ECLI:NL:CRVB:2018:991
Centrale Raad van Beroep
- Hoger beroep
- Rechtspraak.nl
Hoger beroep inzake arbeidsongeschiktheid en WAO-uitkering met betrekking tot psychische klachten
In deze zaak gaat het om een hoger beroep van appellant tegen de uitspraak van de rechtbank Noord-Holland, die op 29 december 2015 een eerdere beslissing van het Uwv bevestigde. Appellant ontving sinds 1999 een WAO-uitkering wegens arbeidsongeschiktheid door psychische klachten. Na een beëindiging van zijn uitkering in 2005 meldde hij zich op 13 mei 2009 opnieuw ziek. Het Uwv weigerde hem een uitkering toe te kennen, omdat zijn arbeidsongeschiktheid minder dan 15% zou zijn. Appellant stelde dat zijn gezondheidssituatie niet was verbeterd en dat hij meer beperkingen had dan het Uwv aannam. De verzekeringsarts bezwaar en beroep concludeerde echter dat appellant vanaf 7 februari 2013 en 14 oktober 2014 geschikt was voor bepaalde werkzaamheden, wat leidde tot de bestreden besluiten van het Uwv.

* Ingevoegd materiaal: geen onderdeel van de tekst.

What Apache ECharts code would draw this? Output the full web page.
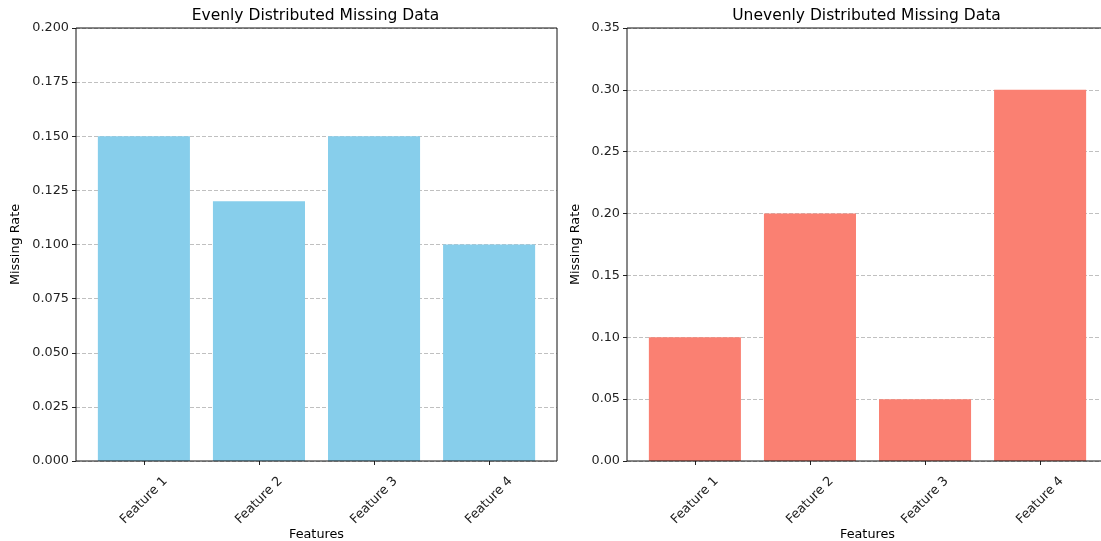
<!DOCTYPE html>
<html><head><meta charset="utf-8">
<script src="https://cdn.jsdelivr.net/npm/echarts@6/dist/echarts.min.js"></script>
<style>html,body{margin:0;padding:0;background:#fff}#c{width:1101px;height:541px}</style>
</head><body><div id="c"></div>
<script>
const categories = ['Feature 1', 'Feature 2', 'Feature 3', 'Feature 4'];
const evenValues = [0.15, 0.12, 0.15, 0.10];
const unevenValues = [0.10, 0.20, 0.05, 0.30];
const leftTitle = 'Evenly Distributed Missing Data';
const rightTitle = 'Unevenly Distributed Missing Data';
const xName = 'Features';
const yName = 'Missing Rate';

const FONT = 'DejaVu Sans';
const TOP = 28, H = 433, W = 481;
const UNIT = W / 4.18, OFF = 0.09 * UNIT;
const lefts = [76, 627];
const yGaps = [53.5, 45];

const chart = echarts.init(document.getElementById('c'), null, {renderer: 'canvas'});
const grids = [], xAxes = [], yAxes = [], series = [], titles = [];
const specs = [
  {title: leftTitle, data: evenValues, color: '#87CEEB', max: 0.2, interval: 0.025, dec: 3},
  {title: rightTitle, data: unevenValues, color: '#FA8072', max: 0.35, interval: 0.05, dec: 2}
];
specs.forEach((s, i) => {
  const L = lefts[i];
  titles.push({text: s.title, left: L + W / 2 - 1, top: 8, padding: 0, textAlign: 'center',
    textStyle: {fontFamily: FONT, fontSize: 15.5, fontWeight: 'normal', color: '#000'}});
  grids.push({left: L, top: TOP, width: W, height: H, show: true, borderColor: '#111', borderWidth: 1,
    backgroundColor: 'transparent', z: 5, outerBoundsMode: 'none', containLabel: false});
  grids.push({left: L + OFF, top: TOP, width: 4 * UNIT, height: H, show: false,
    outerBoundsMode: 'none', containLabel: false});
  const gF = 2 * i, gB = 2 * i + 1;
  xAxes.push({type: 'category', gridIndex: gF, data: categories, show: false});
  xAxes.push({type: 'category', gridIndex: gB, data: categories,
    axisLine: {show: false},
    axisTick: {show: true, alignWithLabel: true, length: 4, lineStyle: {color: '#222'}},
    axisLabel: {rotate: 45, align: 'center', verticalAlign: 'middle', margin: 39.5,
      fontFamily: FONT, fontSize: 12.8, color: '#222'},
    name: xName, nameLocation: 'middle', nameGap: 67, nameMoveOverlap: false,
    nameTextStyle: {fontFamily: FONT, fontSize: 12.8, color: '#000', verticalAlign: 'top'}
  });
  yAxes.push({type: 'value', gridIndex: gF, min: 0, max: s.max, interval: s.interval,
    axisLine: {show: false},
    axisTick: {show: true, length: 4, lineStyle: {color: '#222'}},
    axisLabel: {fontFamily: FONT, fontSize: 12.8, color: '#222', margin: 7,
      formatter: v => v.toFixed(s.dec)},
    splitLine: {show: true, lineStyle: {color: '#b0b0b0', type: [4, 2], width: 0.8}},
    name: yName, nameLocation: 'middle', nameGap: yGaps[i], nameMoveOverlap: false,
    nameTextStyle: {fontFamily: FONT, fontSize: 12.8, color: '#000'}
  });
  yAxes.push({type: 'value', gridIndex: gB, min: 0, max: s.max, show: false, splitLine: {show: false}});
  series.push({type: 'bar', xAxisIndex: gB, yAxisIndex: gB, data: s.data, barCategoryGap: '20%',
    itemStyle: {color: s.color}, z: 2, silent: true});
});
chart.setOption({animation: false, title: titles, grid: grids, xAxis: xAxes, yAxis: yAxes, series: series});
</script></body></html>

De rechtbank verklaarde het beroep tegen het eerste bestreden besluit gegrond, maar het beroep tegen het tweede bestreden besluit ongegrond. Appellant ging in hoger beroep, waarbij hij aanvoerde dat zijn gezondheidstoestand niet was gewijzigd en dat de arbeidsduurbeperking ten onrechte was opgeheven. De Centrale Raad van Beroep bevestigde de uitspraak van de rechtbank, oordelend dat de verzekeringsgeneeskundige onderbouwing van het Uwv juist was en dat er geen reden was om aan te nemen dat de geselecteerde voorbeeldfuncties niet geschikt waren voor appellant. De Raad concludeerde dat het hoger beroep niet slaagde en bevestigde de aangevallen uitspraak.